Task directions:
Starting with the first line of the data that follows, transcribe every line verbatim until the line containing "5.6, 5.7, 5.8];" has been transcribed.

==================================================

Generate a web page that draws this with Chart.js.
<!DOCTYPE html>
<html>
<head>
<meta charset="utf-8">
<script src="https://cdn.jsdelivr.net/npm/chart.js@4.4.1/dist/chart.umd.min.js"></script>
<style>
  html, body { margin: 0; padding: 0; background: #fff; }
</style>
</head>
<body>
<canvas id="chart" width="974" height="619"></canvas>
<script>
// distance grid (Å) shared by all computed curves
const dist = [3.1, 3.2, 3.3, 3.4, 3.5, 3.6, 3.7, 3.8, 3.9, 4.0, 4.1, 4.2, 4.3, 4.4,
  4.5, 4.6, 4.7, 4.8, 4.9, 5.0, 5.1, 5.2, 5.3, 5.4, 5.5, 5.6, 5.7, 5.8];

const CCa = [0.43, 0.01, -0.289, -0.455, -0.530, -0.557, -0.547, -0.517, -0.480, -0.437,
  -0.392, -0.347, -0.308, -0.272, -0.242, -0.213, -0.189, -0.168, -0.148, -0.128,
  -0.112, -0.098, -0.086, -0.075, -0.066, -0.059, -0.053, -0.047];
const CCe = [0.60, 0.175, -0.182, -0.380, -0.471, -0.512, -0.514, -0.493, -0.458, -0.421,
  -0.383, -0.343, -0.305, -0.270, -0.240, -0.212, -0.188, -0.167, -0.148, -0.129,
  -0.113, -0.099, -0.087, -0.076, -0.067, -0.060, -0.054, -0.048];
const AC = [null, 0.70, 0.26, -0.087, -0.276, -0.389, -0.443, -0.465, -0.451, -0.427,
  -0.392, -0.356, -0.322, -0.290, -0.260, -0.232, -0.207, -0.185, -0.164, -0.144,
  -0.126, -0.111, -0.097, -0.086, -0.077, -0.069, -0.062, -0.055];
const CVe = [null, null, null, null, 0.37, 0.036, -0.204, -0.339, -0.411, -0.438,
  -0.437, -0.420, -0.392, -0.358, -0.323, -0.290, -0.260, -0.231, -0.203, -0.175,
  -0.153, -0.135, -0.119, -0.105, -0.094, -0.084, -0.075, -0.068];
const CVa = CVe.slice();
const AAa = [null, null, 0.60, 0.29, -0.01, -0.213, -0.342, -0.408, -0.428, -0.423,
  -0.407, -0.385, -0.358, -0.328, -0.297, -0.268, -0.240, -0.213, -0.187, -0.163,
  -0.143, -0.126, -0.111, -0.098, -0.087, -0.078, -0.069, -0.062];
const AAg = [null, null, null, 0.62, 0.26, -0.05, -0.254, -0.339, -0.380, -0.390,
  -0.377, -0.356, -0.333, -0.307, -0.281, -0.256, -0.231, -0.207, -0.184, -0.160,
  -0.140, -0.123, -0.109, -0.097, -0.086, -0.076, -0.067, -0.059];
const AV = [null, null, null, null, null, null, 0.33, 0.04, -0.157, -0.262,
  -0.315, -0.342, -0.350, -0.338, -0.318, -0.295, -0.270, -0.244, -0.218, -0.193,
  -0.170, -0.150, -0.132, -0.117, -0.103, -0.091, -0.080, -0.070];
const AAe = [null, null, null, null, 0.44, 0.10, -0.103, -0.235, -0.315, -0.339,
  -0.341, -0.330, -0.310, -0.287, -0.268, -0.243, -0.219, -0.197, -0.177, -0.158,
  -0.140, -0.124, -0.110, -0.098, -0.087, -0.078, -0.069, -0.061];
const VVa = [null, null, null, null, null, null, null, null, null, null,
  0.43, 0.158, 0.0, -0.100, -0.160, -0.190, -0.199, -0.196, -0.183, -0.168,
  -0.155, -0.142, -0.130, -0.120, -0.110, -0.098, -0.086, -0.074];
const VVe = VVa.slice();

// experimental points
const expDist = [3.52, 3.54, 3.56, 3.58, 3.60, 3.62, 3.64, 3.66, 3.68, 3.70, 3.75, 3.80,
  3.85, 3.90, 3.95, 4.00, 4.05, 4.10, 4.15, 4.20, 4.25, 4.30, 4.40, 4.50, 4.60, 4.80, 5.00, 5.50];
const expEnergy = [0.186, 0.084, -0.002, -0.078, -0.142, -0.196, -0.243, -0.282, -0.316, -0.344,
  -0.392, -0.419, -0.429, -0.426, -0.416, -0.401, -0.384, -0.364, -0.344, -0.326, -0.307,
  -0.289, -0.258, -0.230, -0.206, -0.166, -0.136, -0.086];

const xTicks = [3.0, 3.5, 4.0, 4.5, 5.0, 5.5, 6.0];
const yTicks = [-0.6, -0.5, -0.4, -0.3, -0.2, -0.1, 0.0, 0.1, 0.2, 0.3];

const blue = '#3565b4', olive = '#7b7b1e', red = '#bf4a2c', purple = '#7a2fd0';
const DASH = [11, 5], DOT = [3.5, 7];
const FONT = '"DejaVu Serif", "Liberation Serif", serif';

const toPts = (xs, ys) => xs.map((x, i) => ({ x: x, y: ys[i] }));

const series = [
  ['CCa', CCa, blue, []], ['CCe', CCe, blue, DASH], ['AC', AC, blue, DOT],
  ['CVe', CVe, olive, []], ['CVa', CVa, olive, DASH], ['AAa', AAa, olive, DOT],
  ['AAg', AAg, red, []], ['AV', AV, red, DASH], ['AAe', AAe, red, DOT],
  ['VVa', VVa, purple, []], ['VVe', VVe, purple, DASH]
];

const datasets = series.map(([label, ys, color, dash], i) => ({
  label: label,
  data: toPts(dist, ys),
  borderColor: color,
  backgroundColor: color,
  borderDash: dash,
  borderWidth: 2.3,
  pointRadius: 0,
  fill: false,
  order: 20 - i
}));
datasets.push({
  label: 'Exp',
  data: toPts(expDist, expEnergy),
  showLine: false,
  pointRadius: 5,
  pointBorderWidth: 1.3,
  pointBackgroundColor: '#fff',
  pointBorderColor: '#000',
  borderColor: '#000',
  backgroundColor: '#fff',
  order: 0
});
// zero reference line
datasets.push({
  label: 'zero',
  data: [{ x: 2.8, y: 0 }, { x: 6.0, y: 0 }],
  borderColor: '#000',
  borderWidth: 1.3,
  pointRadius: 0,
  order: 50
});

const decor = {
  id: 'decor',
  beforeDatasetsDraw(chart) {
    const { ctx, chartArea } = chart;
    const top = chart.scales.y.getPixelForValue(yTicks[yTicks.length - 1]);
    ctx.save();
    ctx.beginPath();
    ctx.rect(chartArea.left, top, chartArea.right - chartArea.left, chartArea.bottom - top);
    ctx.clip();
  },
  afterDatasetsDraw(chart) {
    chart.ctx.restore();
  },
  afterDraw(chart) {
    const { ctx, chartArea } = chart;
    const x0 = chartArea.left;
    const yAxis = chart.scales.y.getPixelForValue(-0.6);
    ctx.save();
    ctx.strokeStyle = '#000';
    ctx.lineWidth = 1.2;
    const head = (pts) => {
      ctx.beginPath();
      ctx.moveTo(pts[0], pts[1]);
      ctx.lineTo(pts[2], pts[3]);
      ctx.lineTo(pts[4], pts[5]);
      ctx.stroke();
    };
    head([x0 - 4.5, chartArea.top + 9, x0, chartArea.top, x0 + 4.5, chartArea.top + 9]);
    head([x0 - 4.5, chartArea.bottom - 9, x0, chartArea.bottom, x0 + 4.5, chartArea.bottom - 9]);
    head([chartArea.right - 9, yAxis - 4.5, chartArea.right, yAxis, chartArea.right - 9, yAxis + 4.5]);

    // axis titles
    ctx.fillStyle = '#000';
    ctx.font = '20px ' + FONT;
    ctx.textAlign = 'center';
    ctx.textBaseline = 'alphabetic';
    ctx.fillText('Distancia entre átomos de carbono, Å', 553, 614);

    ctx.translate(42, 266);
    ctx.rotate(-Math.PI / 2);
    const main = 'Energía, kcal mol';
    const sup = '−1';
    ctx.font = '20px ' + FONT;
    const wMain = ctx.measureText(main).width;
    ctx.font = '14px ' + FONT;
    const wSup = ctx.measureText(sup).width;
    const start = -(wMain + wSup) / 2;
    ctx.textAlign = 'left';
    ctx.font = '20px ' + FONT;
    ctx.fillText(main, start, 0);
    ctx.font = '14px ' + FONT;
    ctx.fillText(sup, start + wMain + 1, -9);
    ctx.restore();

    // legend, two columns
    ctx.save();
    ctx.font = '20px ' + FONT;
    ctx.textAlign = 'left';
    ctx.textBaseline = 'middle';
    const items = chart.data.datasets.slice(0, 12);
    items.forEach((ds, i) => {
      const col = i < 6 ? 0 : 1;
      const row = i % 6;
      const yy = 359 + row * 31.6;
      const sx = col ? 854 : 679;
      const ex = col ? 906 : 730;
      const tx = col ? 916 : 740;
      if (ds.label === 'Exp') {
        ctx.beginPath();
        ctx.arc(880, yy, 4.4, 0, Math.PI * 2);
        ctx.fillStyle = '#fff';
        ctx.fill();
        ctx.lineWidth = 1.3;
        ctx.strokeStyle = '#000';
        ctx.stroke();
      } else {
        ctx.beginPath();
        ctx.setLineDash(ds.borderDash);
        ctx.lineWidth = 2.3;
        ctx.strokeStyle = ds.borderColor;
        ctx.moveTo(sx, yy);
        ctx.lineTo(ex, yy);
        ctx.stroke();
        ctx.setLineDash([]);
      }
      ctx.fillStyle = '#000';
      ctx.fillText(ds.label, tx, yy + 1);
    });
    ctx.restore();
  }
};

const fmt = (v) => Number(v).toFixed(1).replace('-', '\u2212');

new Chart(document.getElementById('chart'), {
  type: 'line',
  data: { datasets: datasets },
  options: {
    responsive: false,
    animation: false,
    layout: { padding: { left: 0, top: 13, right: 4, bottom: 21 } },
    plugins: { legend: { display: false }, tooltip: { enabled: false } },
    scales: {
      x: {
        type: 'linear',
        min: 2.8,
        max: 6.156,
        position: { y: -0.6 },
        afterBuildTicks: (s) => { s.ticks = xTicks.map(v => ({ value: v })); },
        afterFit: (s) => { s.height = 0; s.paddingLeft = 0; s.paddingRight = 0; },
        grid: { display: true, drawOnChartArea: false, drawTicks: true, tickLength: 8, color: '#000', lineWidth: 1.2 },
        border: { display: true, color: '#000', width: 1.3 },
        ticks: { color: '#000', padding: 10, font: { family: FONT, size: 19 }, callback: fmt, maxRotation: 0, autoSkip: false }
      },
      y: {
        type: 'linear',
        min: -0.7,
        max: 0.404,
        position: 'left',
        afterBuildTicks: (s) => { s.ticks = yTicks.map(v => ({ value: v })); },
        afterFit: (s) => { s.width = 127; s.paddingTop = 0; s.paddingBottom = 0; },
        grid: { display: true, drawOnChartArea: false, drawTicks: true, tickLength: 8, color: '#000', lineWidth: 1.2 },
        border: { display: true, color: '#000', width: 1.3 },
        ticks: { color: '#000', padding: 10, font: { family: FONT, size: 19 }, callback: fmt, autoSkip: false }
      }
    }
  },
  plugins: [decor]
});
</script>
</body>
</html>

==================================================

Exercise response:
Generate a web page that draws this with Chart.js.
<!DOCTYPE html>
<html>
<head>
<meta charset="utf-8">
<script src="https://cdn.jsdelivr.net/npm/chart.js@4.4.1/dist/chart.umd.min.js"></script>
<style>
  html, body { margin: 0; padding: 0; background: #fff; }
</style>
</head>
<body>
<canvas id="chart" width="974" height="619"></canvas>
<script>
// distance grid (Å) shared by all computed curves
const dist = [3.1, 3.2, 3.3, 3.4, 3.5, 3.6, 3.7, 3.8, 3.9, 4.0, 4.1, 4.2, 4.3, 4.4,
  4.5, 4.6, 4.7, 4.8, 4.9, 5.0, 5.1, 5.2, 5.3, 5.4, 5.5, 5.6, 5.7, 5.8];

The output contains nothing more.